Investing | Article
Why You Shouldn’t Trust Every Stock Tip Out There
by Sophia | 30 Sep 2021 | 4 mins read
One way or another, we are all trying to get rich somehow. We want to be able to buy things without having to worry about what we can afford for the rest of the month, and of course to be able to retire comfortably. But that desire to make as much money as possible might leave us vulnerable to things like investment scams, or an unreliable stock tip or recommendation.
It might be tempting to follow and chase down every lead, hoping it’ll lead you to your pot of gold. But it’s always better to be prudent and cautious, especially when the stock tip is coming from someone you don’t know, or trust.
Here’s how to suss out shady stock tips and separate them from legitimate, research-backed recommendations.
No one can guarantee you returns – if they do, then they’re lying
No matter where you’re getting your stock tip or information from, the most important thing to remember about investing is there is no such thing as a guaranteed return. So, if someone tells you that you’ll definitely make 20% returns, or that “no one has made less than 50% profit”, you need to take this with a huge fistful of salt.

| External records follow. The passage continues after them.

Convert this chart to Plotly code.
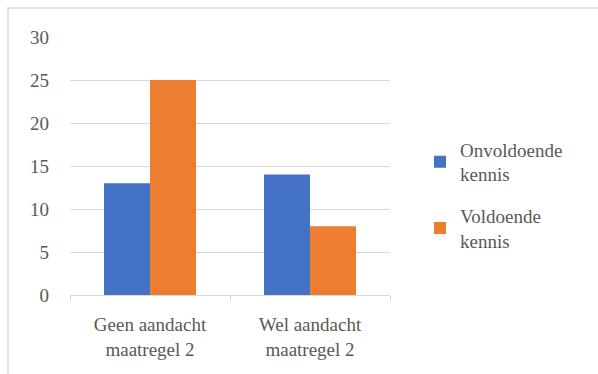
import plotly.graph_objects as go

categories = ["Geen aandacht<br>maatregel 2", "Wel aandacht<br>maatregel 2"]
onvoldoende = [13, 14]
voldoende = [25, 8]
series_names = ["Onvoldoende<br>kennis", "Voldoende<br>kennis"]
yticks = [0, 5, 10, 15, 20, 25, 30]

FONT = "Liberation Serif"
TXT = "#595959"

fig = go.Figure()
fig.add_trace(go.Bar(x=categories, y=onvoldoende, name=series_names[0],
                     marker=dict(color="#4472C4", line=dict(width=0)), legendgroup="a"))
fig.add_trace(go.Bar(x=categories, y=voldoende, name=series_names[1],
                     marker=dict(color="#ED7D31", line=dict(width=0)), legendgroup="b"))

L, R, T, B = 70, 208, 37, 79
W, H = 598, 374
pw, ph = W - L - R, H - T - B

fig.update_layout(
    width=W, height=H,
    margin=dict(l=L, r=R, t=T, b=B, pad=0, autoexpand=False),
    paper_bgcolor="white", plot_bgcolor="white",
    barmode="group", bargap=0.425, bargroupgap=0,
    font=dict(family=FONT, size=19, color=TXT),
    showlegend=True,
    legend=dict(x=(420 - L) / pw, xanchor="left", y=(H - B - 195) / ph, yanchor="middle",
                font=dict(family=FONT, size=19, color=TXT),
                traceorder="grouped", tracegroupgap=14,
                itemwidth=30, bgcolor="rgba(0,0,0,0)"),
    xaxis=dict(showline=True, linecolor="#d9d9d9", linewidth=1,
               ticks="outside", tickson="boundaries", ticklen=5, tickcolor="#d9d9d9",
               ticklabelstandoff=12,
               tickfont=dict(family=FONT, size=19, color=TXT), showgrid=False),
    yaxis=dict(range=[0, 30], tickvals=yticks, showgrid=True, gridcolor="#d9d9d9",
               gridwidth=1, zeroline=False, showline=False, ticks="",
               ticklabelstandoff=20,
               tickfont=dict(family=FONT, size=19, color=TXT)),
    shapes=[dict(type="rect", xref="paper", yref="paper",
                 x0=(8 - L) / pw, x1=(W + 10 - L) / pw,
                 y0=-(H + 10 - (H - B)) / ph, y1=((H - B) - 8) / ph,
                 line=dict(color="#d9d9d9", width=1.5), layer="below")],
)

fig.write_html("out.html")
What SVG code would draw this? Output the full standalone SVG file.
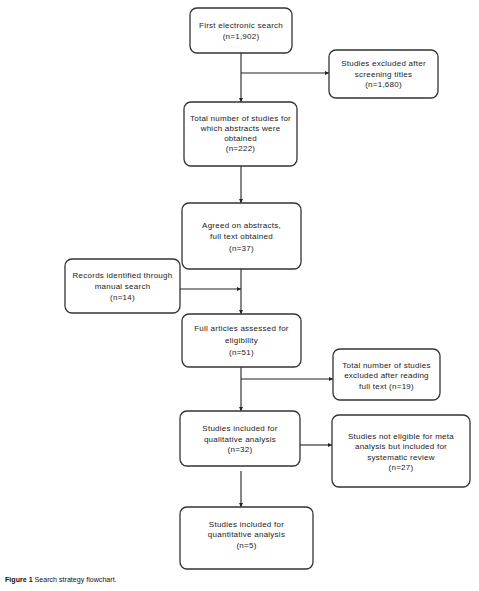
<svg xmlns="http://www.w3.org/2000/svg" width="479" height="591" viewBox="0 0 479 591">
<style>
.box{fill:#fff;stroke:#333;stroke-width:1.3}
.t{font-family:"Liberation Sans",Arial,sans-serif;font-size:8px;letter-spacing:0.25px;fill:#222;text-anchor:middle}
.c{stroke:#222;stroke-width:1.1;fill:none}
.cap{font-family:"Liberation Sans",Arial,sans-serif;font-size:7.1px;fill:#111}
</style>
<defs>
<marker id="ah" viewBox="0 0 10 10" refX="10" refY="5" markerWidth="4" markerHeight="4" orient="auto" markerUnits="userSpaceOnUse">
<path d="M0,0 L10,5 L0,10 z" fill="#222"/>
</marker>
</defs>
<rect width="479" height="591" fill="#fff"/>
<g id="connectors">
<line class="c" x1="241" y1="53" x2="241" y2="102" marker-end="url(#ah)"/>
<line class="c" x1="241" y1="73" x2="329" y2="73" marker-end="url(#ah)"/>
<line class="c" x1="241" y1="166" x2="241" y2="203" marker-end="url(#ah)"/>
<line class="c" x1="180" y1="289" x2="241" y2="289" marker-end="url(#ah)"/>
<line class="c" x1="241" y1="269" x2="241" y2="314" marker-end="url(#ah)"/>
<line class="c" x1="241" y1="367" x2="241" y2="411" marker-end="url(#ah)"/>
<line class="c" x1="241" y1="379" x2="333" y2="379" marker-end="url(#ah)"/>
<line class="c" x1="300" y1="445" x2="332" y2="445" marker-end="url(#ah)"/>
<line class="c" x1="241" y1="471" x2="241" y2="507" marker-end="url(#ah)"/>
</g>
<g id="n1">
<rect class="box" x="190" y="8" width="102" height="45" rx="7"/>
<text class="t" x="241" y="27.5">First electronic search</text>
<text class="t" x="241" y="38.5">(n=1,902)</text>
</g>
<g id="n2">
<rect class="box" x="329" y="50" width="109" height="48" rx="7"/>
<text class="t" x="383.5" y="66">Studies excluded after</text>
<text class="t" x="383.5" y="77">screening titles</text>
<text class="t" x="383.5" y="87">(n=1,680)</text>
</g>
<g id="n3">
<rect class="box" x="184" y="102" width="113" height="64" rx="7"/>
<text class="t" x="240.5" y="121">Total number of studies for</text>
<text class="t" x="240.5" y="131">which abstracts were</text>
<text class="t" x="240.5" y="141">obtained</text>
<text class="t" x="240.5" y="151">(n=222)</text>
</g>
<g id="n4">
<rect class="box" x="182" y="203" width="119" height="66" rx="7"/>
<text class="t" x="241.5" y="228">Agreed on abstracts,</text>
<text class="t" x="241.5" y="239">full text obtained</text>
<text class="t" x="241.5" y="251">(n=37)</text>
</g>
<g id="n5">
<rect class="box" x="65" y="259" width="115" height="54" rx="7"/>
<text class="t" x="122.5" y="278">Records identified through</text>
<text class="t" x="122.5" y="289">manual search</text>
<text class="t" x="122.5" y="300">(n=14)</text>
</g>
<g id="n6">
<rect class="box" x="182" y="314" width="119" height="53" rx="7"/>
<text class="t" x="241.5" y="331">Full articles assessed for</text>
<text class="t" x="241.5" y="343">eligibility</text>
<text class="t" x="241.5" y="355">(n=51)</text>
</g>
<g id="n7">
<rect class="box" x="333" y="349" width="107" height="51" rx="7"/>
<text class="t" x="386.5" y="368">Total number of studies</text>
<text class="t" x="386.5" y="378">excluded after reading</text>
<text class="t" x="386.5" y="389">full text (n=19)</text>
</g>
<g id="n8">
<rect class="box" x="180" y="411" width="120" height="55" rx="7"/>
<text class="t" x="240" y="431">Studies included for</text>
<text class="t" x="240" y="442">qualitative analysis</text>
<text class="t" x="240" y="452">(n=32)</text>
</g>
<g id="n9">
<rect class="box" x="332" y="415" width="138" height="72" rx="7"/>
<text class="t" x="401" y="439">Studies not eligible for meta</text>
<text class="t" x="401" y="449">analysis but included for</text>
<text class="t" x="401" y="460">systematic review</text>
<text class="t" x="401" y="470">(n=27)</text>
</g>
<g id="n10">
<rect class="box" x="180" y="507" width="133" height="62" rx="7"/>
<text class="t" x="246.5" y="527">Studies included for</text>
<text class="t" x="246.5" y="537">quantitative analysis</text>
<text class="t" x="246.5" y="548">(n=5)</text>
</g>
<text class="cap" x="5" y="582"><tspan font-weight="bold">Figure 1</tspan> Search strategy flowchart.</text>
</svg>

Even stock advisor platforms and websites such as The Motley Fool, which are very transparent with their data and research, do not give investors a 100% guarantee on earning returns.
If “everyone else” has made it rich, be suspicious
Also known as social proofing, a person might recommend a get-rich-quick scheme to you on the basis that many other investors have profited from it. We all know FOMO can pack a punch and make us want to hop on the bandwagon, which is what makes this tactic especially effective (and therefore dangerous).

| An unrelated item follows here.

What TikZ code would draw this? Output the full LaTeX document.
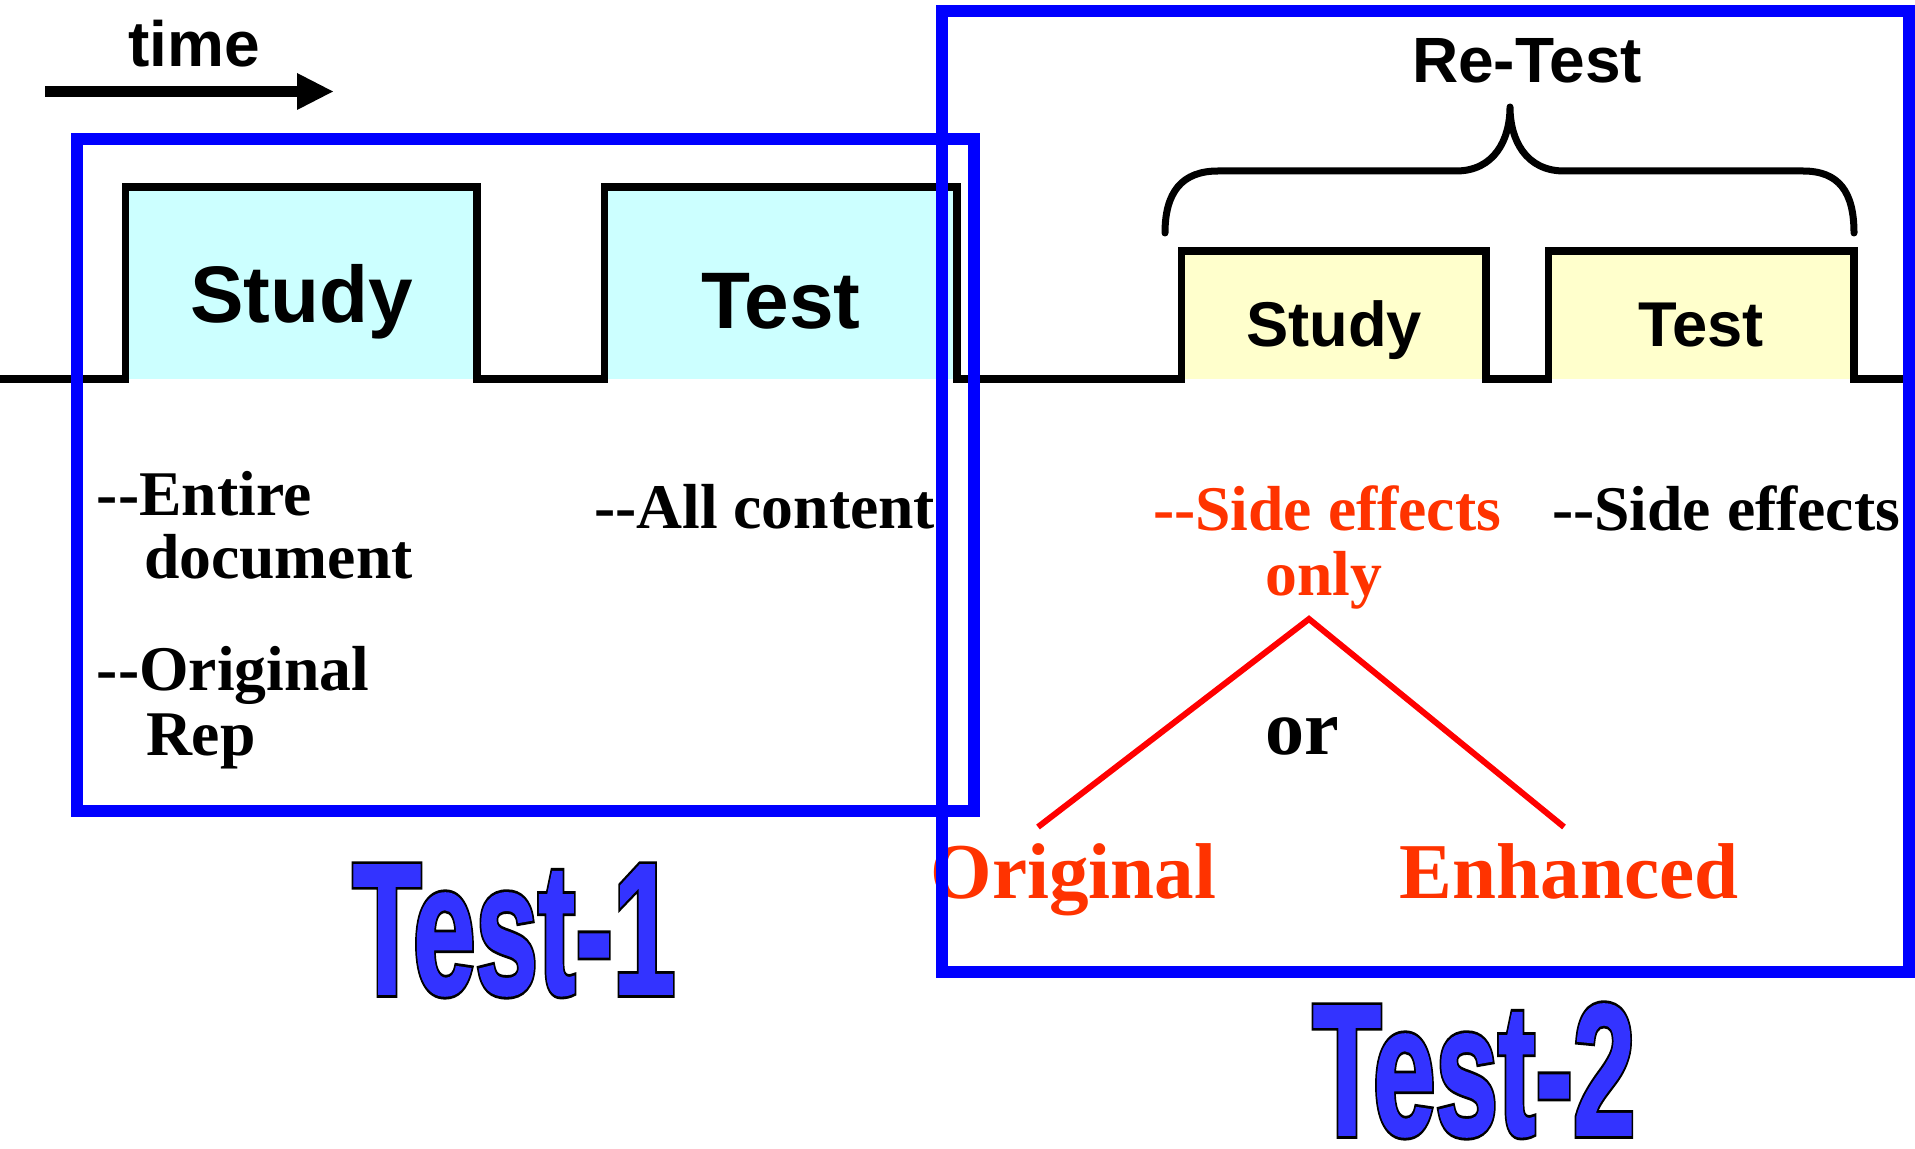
\documentclass[tikz,border=0pt]{standalone}
\usepackage{fontspec}
\usepackage{graphicx}
\setmainfont{Liberation Serif}
\newfontfamily\sansb{Liberation Sans Bold}
\newfontfamily\serifb{Liberation Serif Bold}
\newfontfamily\impk[FakeBold=4]{Liberation Sans Bold}
\newfontfamily\impb[FakeBold=1]{Liberation Sans Bold}
\definecolor{boxblue}{HTML}{0000FF}
\definecolor{txtblue}{HTML}{3333FF}
\definecolor{redtxt}{HTML}{FF3300}
\definecolor{redline}{HTML}{FF0000}
\definecolor{cyanfill}{HTML}{CCFFFF}
\definecolor{yelfill}{HTML}{FFFFCC}
\tikzset{
  lbl/.style={inner sep=0pt, outer sep=0pt, anchor=base},
  lblw/.style={inner sep=0pt, outer sep=0pt, anchor=base west},
  wave/.style={line width=7.5*0.01cm, black, line join=miter},
  bluebox/.style={draw=boxblue, line width=12*0.01cm},
  redconn/.style={draw=redline, line width=6*0.01cm},
  bigsans/.style={font=\sansb\fontsize{22.8pt}{22.8pt}\selectfont},
  smallsans/.style={font=\sansb\fontsize{18pt}{18pt}\selectfont},
  serifl/.style={font=\serifb\fontsize{18.1pt}{18.1pt}\selectfont},
  serifL/.style={font=\serifb\fontsize{22.5pt}{22.5pt}\selectfont},
}
\begin{document}
\begin{tikzpicture}[x=0.01cm, y=-0.01cm]
\useasboundingbox (0,0) rectangle (1915,1149);
% fills
\fill[cyanfill] (125.5,187) rectangle (477,379);
\fill[cyanfill] (604.5,187) rectangle (957,379);
\fill[yelfill] (1181.5,251) rectangle (1486,379);
\fill[yelfill] (1548.6,251) rectangle (1854,379);
% waveform
\draw[wave] (0,379) -- (125.5,379) -- (125.5,187) -- (477,187) -- (477,379)
  -- (604.5,379) -- (604.5,187) -- (957,187) -- (957,379) -- (1181.5,379)
  -- (1181.5,251) -- (1486,251) -- (1486,379) -- (1548.6,379) -- (1548.6,251)
  -- (1854,251) -- (1854,379) -- (1915,379);
% time arrow
\coordinate (tstart) at (45,91.5);
\coordinate (tbase) at (299,91.5);
\coordinate (ttip) at (333,91.5);
\draw[line width=11*0.01cm] (tstart) -- (tbase);
\fill (297,73) -- (ttip) -- (297,110) -- cycle;
\node[lbl, font=\sansb\fontsize{18.2pt}{18.2pt}\selectfont] (time) at (194,67) {time};
% brace
\draw[line width=7*0.01cm, line cap=round, line join=round]
  (1165,233) .. controls (1165,192) and (1182,171) .. (1218,171)
  -- (1456,171) .. controls (1494,171) and (1510,140) .. (1510,107)
  .. controls (1510,140) and (1526,171) .. (1564,171)
  -- (1803,171) .. controls (1839,171) and (1854,192) .. (1854,233);
\node[lbl, font=\sansb\fontsize{18.2pt}{18.2pt}\selectfont] (retest) at (1527,83) {Re-Test};
% box labels
\node[lbl, bigsans] (study1) at (301.7,323) {Study};
\node[lbl, bigsans] (test1) at (781,329) {Test};
\node[lbl, smallsans] (study2) at (1334,347) {Study};
\node[lbl, smallsans] (test2) at (1701,347) {Test};
% serif labels
\node[lblw, serifl] (entire) at (97,515) {--Entire};
\node[lblw, serifl] (document) at (144,578) {document};
\node[lblw, serifl] (orig) at (97,690) {--Original};
\node[lblw, serifl] (rep) at (146,755) {Rep};
\node[lblw, serifl] (allc) at (594,528) {--All content};
\node[lblw, serifl, text=redtxt] (side1) at (1153,531) {--Side effects};
\node[lbl, serifl, text=redtxt] (only) at (1324,595) {only};
\node[lblw, serifl] (side2) at (1552,531) {--Side effects};
\node[lbl, font=\serifb\fontsize{22.2pt}{22.2pt}\selectfont] (or) at (1302,754) {or};
\node[lbl, serifL, text=redtxt] (original) at (1073.5,898) {Original};
\node[lbl, serifL, text=redtxt] (enhanced) at (1569,898) {Enhanced};
% red connectors
\coordinate (apex) at (1309,619);
\coordinate (lend) at (1038,827);
\coordinate (rend) at (1564,827);
\draw[redconn] (lend) -- (apex) -- (rend);
% blue boxes
\draw[bluebox] (77,139) rectangle (973.5,810.5);
\draw[bluebox] (941.5,11) rectangle (1909,972);
% big titles
\node[lbl, font=\impk\fontsize{53.3pt}{53.3pt}\selectfont, text=black] (t1k) at (514,994) {\scalebox{0.6}[1]{Test-1}};
\node[lbl, font=\impb\fontsize{53.3pt}{53.3pt}\selectfont, text=txtblue] (t1b) at (514,994) {\scalebox{0.6}[1]{Test-1}};
\node[lbl, font=\impk\fontsize{53.3pt}{53.3pt}\selectfont, text=black] (t2k) at (1474,1135) {\scalebox{0.6}[1]{Test-2}};
\node[lbl, font=\impb\fontsize{53.3pt}{53.3pt}\selectfont, text=txtblue] (t2b) at (1474,1135) {\scalebox{0.6}[1]{Test-2}};
\end{tikzpicture}
\end{document}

A sound stock tip should be based on real research and hard numbers, like how well a company is performing, instead of “proof” that others are enjoying their riches right now. So, a stock recommendation that plays on your feelings, and attempts to draw you in using this tactic, is suspicious.
Be wary if you can’t find any information on this person/company/entity
There are many investment scams by fictional companies enticing impressionable investors to put their money into what sounds like a really good opportunity… at first.
A rule of thumb: no matter who’s giving you the recommendation or stock tip, always be sure to run a Google search on them or their brokerage firm, or company. There are also brokerage verifiers online that can help you with your sleuthing.
If all else fails, take it to a licensed financial advisor or the Monetary Authority of Singapore to check if a company is registered and trustworthy.
What you can do as a fledgling investor: Get your fundamentals right
The above addresses how you can fish out shady stock tips from legitimate ones. But that’s not all – you still have work to do as an investor (or investor-to-be). Knowledge is power, and the more you know, the less likely it is that you’ll get swindled or led by the nose into a less-than-ideal situation where you may end up losing money instead of making it.
In other words, you need to get your fundamentals right – for investing and personal finance. Before investing, you should have your financial fundamentals in place, like having an emergency fund to fall back on should the worst happen.
You’ll also need to get the hang of assessing stocks and companies at some point in your journey as an investor. So, learn how to read company financial statements and stock charts, and get your investing fundamentals right. This also includes knowing when to cut your losses by pulling out when an investment starts going south.